• _Exercise objective_: In the material below, please retype the lines from the very first through the one with "import * as", exactly and without pictures.

• _Source excerpt_:
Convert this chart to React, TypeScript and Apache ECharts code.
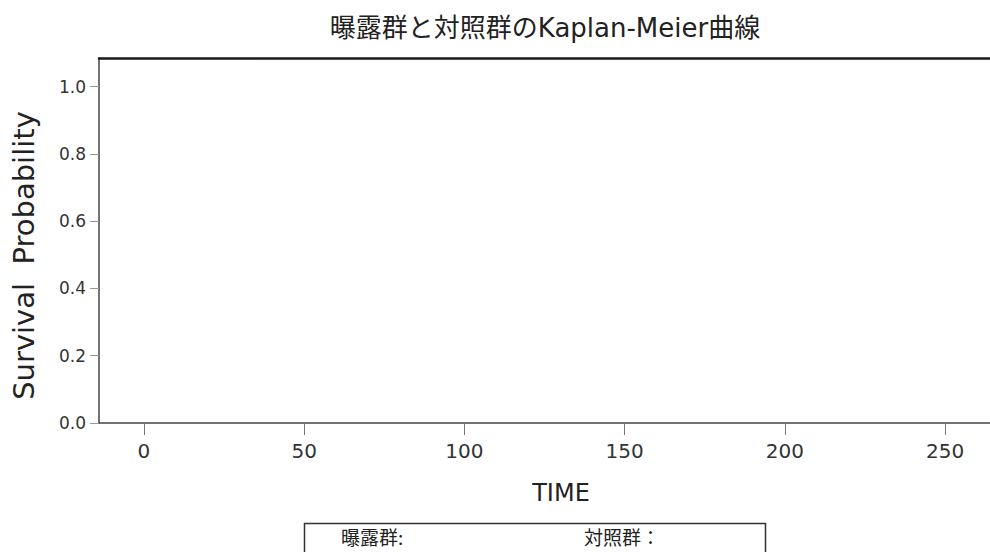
import React, { useEffect, useRef } from "react";
import * as echarts from "echarts";

const TITLE = "曝露群と対照群のKaplan-Meier曲線";
const X_NAME = "TIME";
const Y_NAME = "Survival  Probability";
const X_TICKS = [0, 50, 100, 150, 200, 250];
const Y_TICKS = [0, 0.2, 0.4, 0.6, 0.8, 1.0];
const X_RANGE = [-14, 264];
const Y_RANGE = [0, 1.085];
const SERIES_NAMES = ["曝露群", "対照群"];
const LEGEND_LABELS = ["曝露群:", "対照群："];
const exposedCurve: [number, number][] = [];
const controlCurve: [number, number][] = [];

const LATIN = "DejaVu Sans, Verdana, sans-serif";
const MIXED = "DejaVu Sans, Noto Sans CJK JP, sans-serif";
const CJK = "Noto Sans CJK JP, sans-serif";

export default function App() {
  const ref = useRef<HTMLDivElement>(null);
  useEffect(() => {
    if (!ref.current) return;
    const chart = echarts.init(ref.current, null, { renderer: "svg" });
    chart.setOption({
      animation: false,
      backgroundColor: "#ffffff",
      title: {
        text: TITLE,
        left: 540,
        textAlign: "center",
        top: 10,
        textStyle: { fontFamily: MIXED, fontSize: 26, fontWeight: "normal", color: "#222" },
      },
      grid: { left: 99, right: 0, top: 58, bottom: 129 },
      xAxis: [
        {
          type: "value",
          min: X_RANGE[0],
          max: X_RANGE[1],
          position: "bottom",
          name: X_NAME,
          nameLocation: "middle",
          nameGap: 58,
          nameTextStyle: { fontFamily: LATIN, fontSize: 24, color: "#222", padding: [0, 0, 0, 33] },
          axisLine: { show: true, onZero: false, lineStyle: { color: "#444", width: 1.5 } },
          axisTick: { show: true, length: 12, customValues: X_TICKS, lineStyle: { color: "#777", width: 1 } },
          axisLabel: {
            customValues: X_TICKS,
            margin: 18,
            fontFamily: LATIN,
            fontSize: 20,
            color: "#333",
          },
          splitLine: { show: false },
        },
        {
          type: "value",
          min: X_RANGE[0],
          max: X_RANGE[1],
          position: "top",
          axisLine: { show: true, onZero: false, lineStyle: { color: "#1a1a1a", width: 2.5 } },
          axisTick: { show: false },
          axisLabel: { show: false },
          splitLine: { show: false },
        },
      ],
      yAxis: {
        type: "value",
        min: Y_RANGE[0],
        max: Y_RANGE[1],
        name: Y_NAME,
        nameLocation: "middle",
        nameGap: 61,
        nameTextStyle: { fontFamily: LATIN, fontSize: 29, color: "#222", padding: [0, 30, 0, 0] },
        axisLine: { show: true, onZero: false, lineStyle: { color: "#444", width: 1.5 } },
        axisTick: { show: true, length: 9, customValues: Y_TICKS, lineStyle: { color: "#999", width: 1 } },
        axisLabel: {
          customValues: Y_TICKS,
          margin: 13,
          fontFamily: LATIN,
          fontSize: 17,
          color: "#333",
          formatter: (v: number) => v.toFixed(1),
        },
        splitLine: { show: false },
      },
      series: [
        { name: SERIES_NAMES[0], type: "line", step: "end", showSymbol: false, data: exposedCurve },
        { name: SERIES_NAMES[1], type: "line", step: "end", showSymbol: false, data: controlCurve },
      ],
      graphic: [
        {
          type: "rect",
          left: 302,
          top: 521,
          shape: { width: 461, height: 60 },
          style: { fill: "none", stroke: "#333", lineWidth: 1.5 },
        },
        {
          type: "text",
          left: 341,
          top: 527,
          style: { text: LEGEND_LABELS[0], fontFamily: CJK, fontSize: 19, fill: "#222" },
        },
        {
          type: "text",
          left: 584,
          top: 527,
          style: { text: LEGEND_LABELS[1], fontFamily: CJK, fontSize: 19, fill: "#222" },
        },
      ],
    });
    return () => chart.dispose();
  }, []);
  return (
    <div
      ref={ref}
      style={{ position: "fixed", left: 0, top: 0, width: 990, height: 552, background: "#fff" }}
    />
  );
}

• _Exercise answer_:
Convert this chart to React, TypeScript and Apache ECharts code.
import React, { useEffect, useRef } from "react";
import * as echarts from "echarts";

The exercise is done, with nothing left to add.